---- DATA

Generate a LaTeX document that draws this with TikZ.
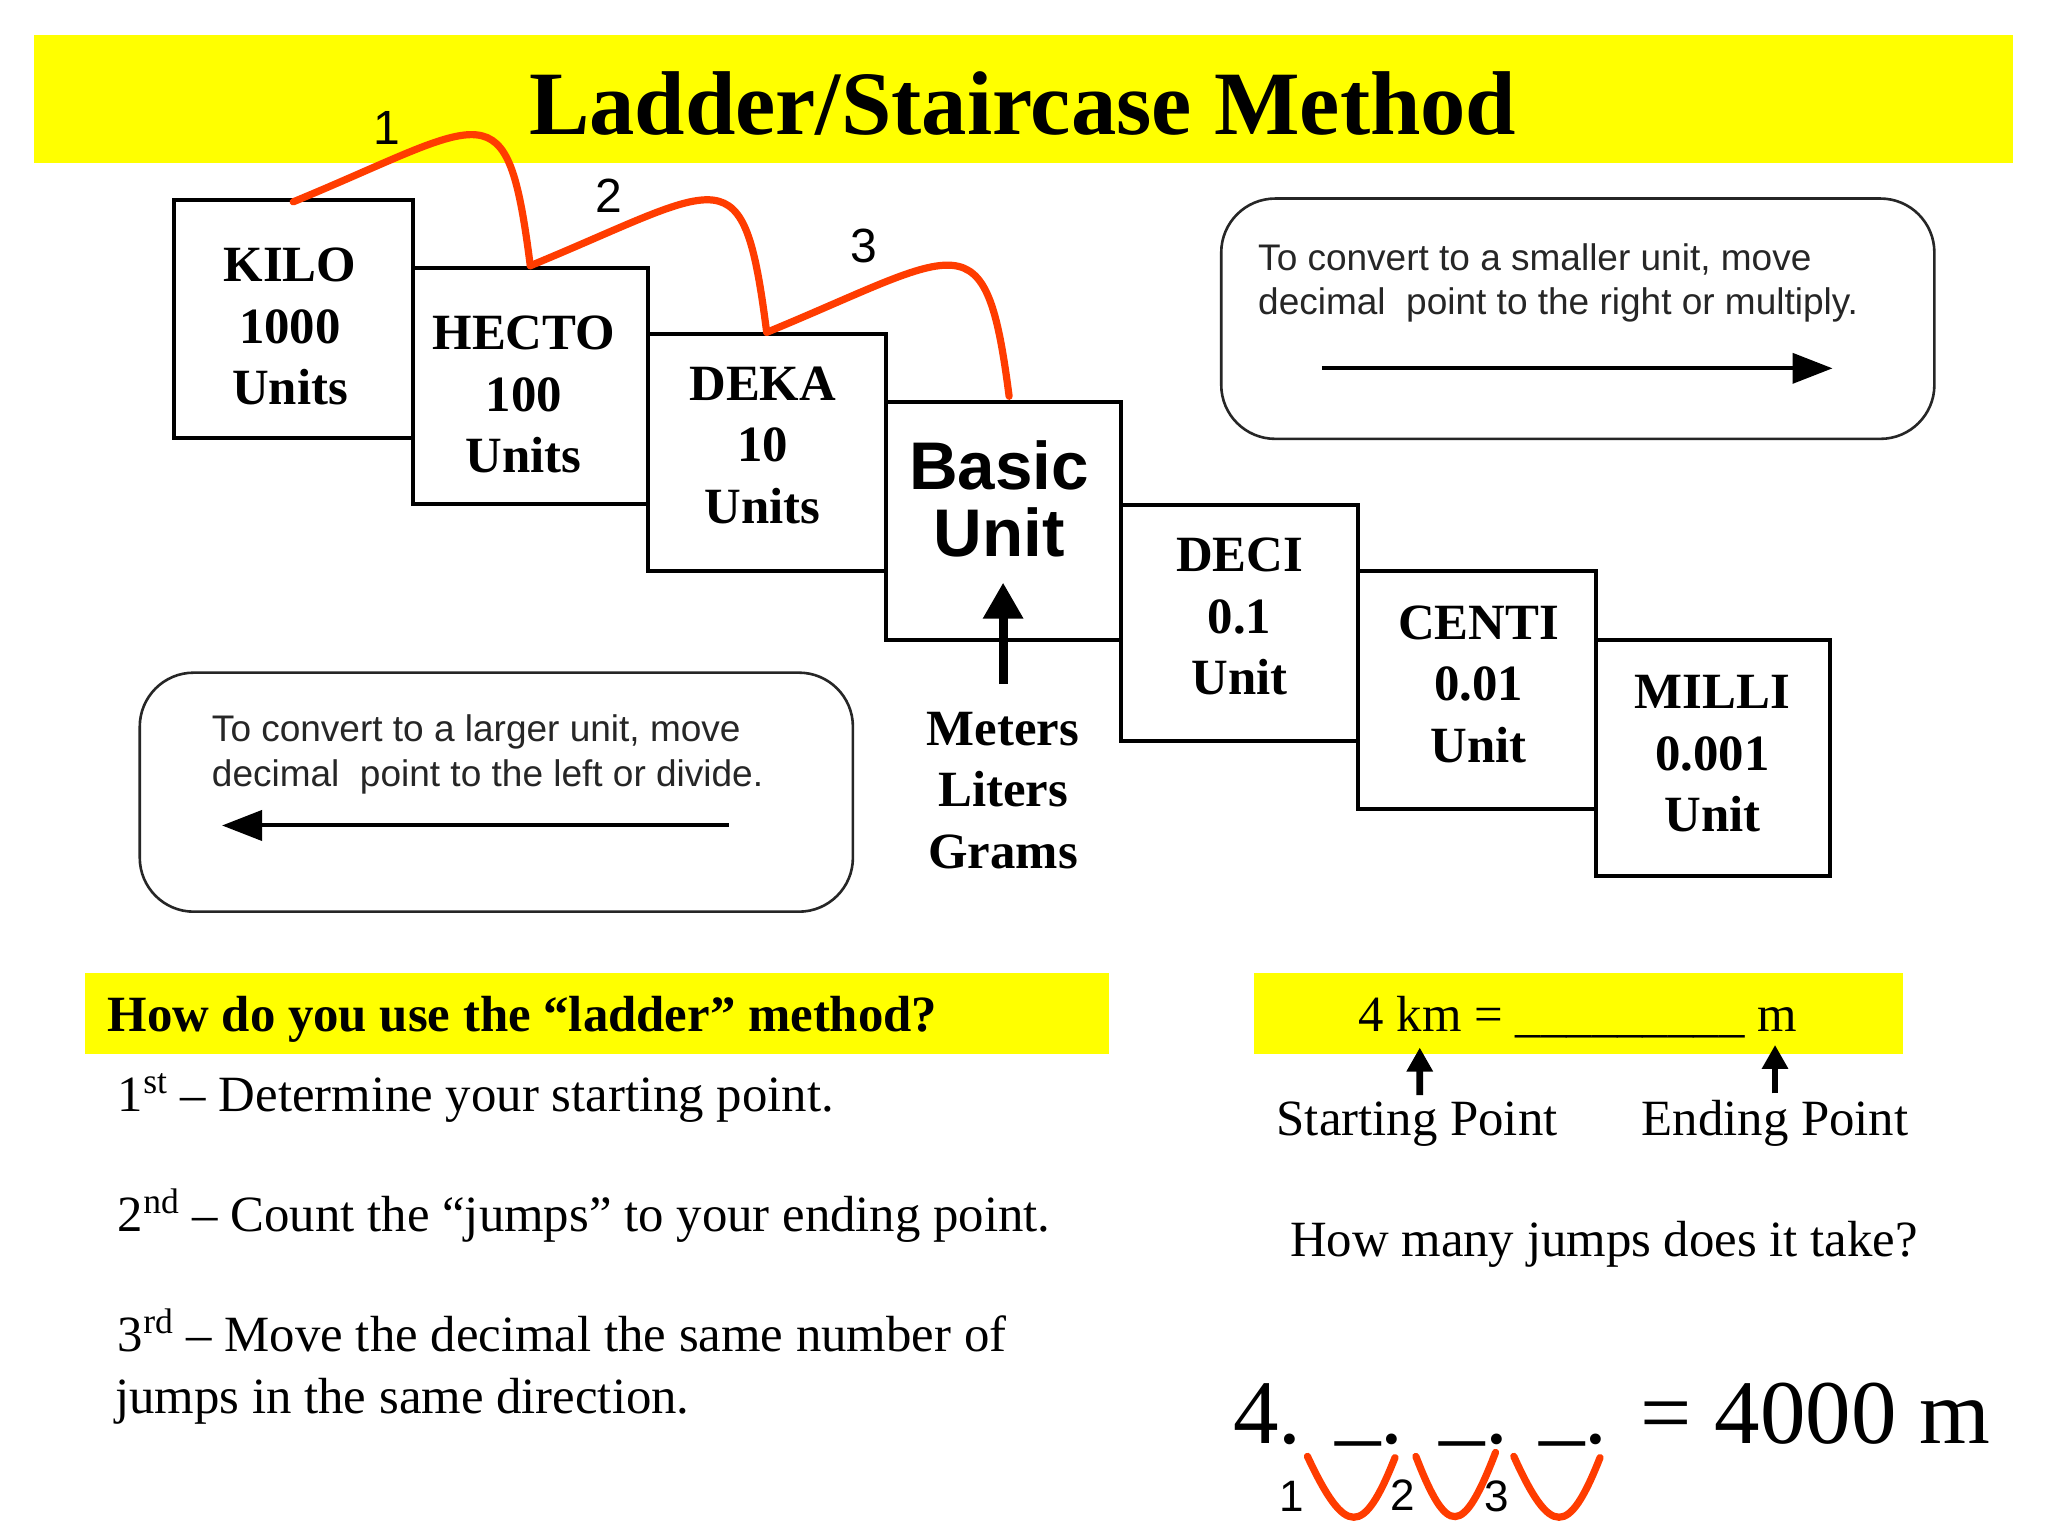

--------
---- DATA

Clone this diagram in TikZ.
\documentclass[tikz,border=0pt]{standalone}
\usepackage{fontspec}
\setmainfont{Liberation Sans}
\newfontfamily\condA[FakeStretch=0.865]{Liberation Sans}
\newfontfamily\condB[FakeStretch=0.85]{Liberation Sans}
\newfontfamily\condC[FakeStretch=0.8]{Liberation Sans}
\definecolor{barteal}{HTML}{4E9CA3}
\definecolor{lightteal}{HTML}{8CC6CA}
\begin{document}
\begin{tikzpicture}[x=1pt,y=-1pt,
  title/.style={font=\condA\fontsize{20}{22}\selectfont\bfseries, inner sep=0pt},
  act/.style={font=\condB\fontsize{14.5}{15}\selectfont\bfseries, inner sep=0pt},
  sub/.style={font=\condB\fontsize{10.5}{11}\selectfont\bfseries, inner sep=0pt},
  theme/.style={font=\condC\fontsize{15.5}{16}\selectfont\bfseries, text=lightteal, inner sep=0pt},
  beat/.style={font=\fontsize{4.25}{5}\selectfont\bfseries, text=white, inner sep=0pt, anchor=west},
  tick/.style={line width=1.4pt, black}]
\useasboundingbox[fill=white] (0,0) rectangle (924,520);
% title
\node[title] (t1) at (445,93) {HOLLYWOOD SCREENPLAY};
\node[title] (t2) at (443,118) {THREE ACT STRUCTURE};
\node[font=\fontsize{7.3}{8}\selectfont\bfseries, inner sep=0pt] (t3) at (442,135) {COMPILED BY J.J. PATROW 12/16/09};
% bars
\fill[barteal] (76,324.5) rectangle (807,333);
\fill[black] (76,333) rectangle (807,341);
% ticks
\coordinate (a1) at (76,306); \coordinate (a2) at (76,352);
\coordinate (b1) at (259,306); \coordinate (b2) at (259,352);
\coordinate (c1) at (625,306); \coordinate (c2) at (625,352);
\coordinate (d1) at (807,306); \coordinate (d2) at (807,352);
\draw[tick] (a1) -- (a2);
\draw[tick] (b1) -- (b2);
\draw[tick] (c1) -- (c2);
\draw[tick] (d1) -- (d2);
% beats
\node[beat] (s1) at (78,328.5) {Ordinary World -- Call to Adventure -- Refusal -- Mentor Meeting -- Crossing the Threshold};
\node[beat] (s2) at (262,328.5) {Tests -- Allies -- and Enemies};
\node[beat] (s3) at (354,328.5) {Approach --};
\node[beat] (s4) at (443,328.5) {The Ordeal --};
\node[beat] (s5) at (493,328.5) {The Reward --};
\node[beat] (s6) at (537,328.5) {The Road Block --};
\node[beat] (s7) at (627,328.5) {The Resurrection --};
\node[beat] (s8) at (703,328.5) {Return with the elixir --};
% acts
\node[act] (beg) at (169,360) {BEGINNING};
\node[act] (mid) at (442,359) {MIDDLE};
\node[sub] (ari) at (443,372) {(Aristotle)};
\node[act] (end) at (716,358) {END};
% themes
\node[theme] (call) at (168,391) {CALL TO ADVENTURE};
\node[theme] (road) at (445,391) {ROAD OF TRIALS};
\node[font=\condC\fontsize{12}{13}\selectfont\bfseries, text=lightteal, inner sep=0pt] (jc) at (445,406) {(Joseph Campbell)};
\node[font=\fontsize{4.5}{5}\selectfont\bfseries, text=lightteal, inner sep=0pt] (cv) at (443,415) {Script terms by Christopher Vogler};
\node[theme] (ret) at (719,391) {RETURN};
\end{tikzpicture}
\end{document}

--------

#### EXERCISE PROMPT
Show all lines in the entries above where the word "with" appears.

#### ANSWER IN FULL
Generate a LaTeX document that draws this with TikZ.
\node[beat] (s8) at (703,328.5) {Return with the elixir --};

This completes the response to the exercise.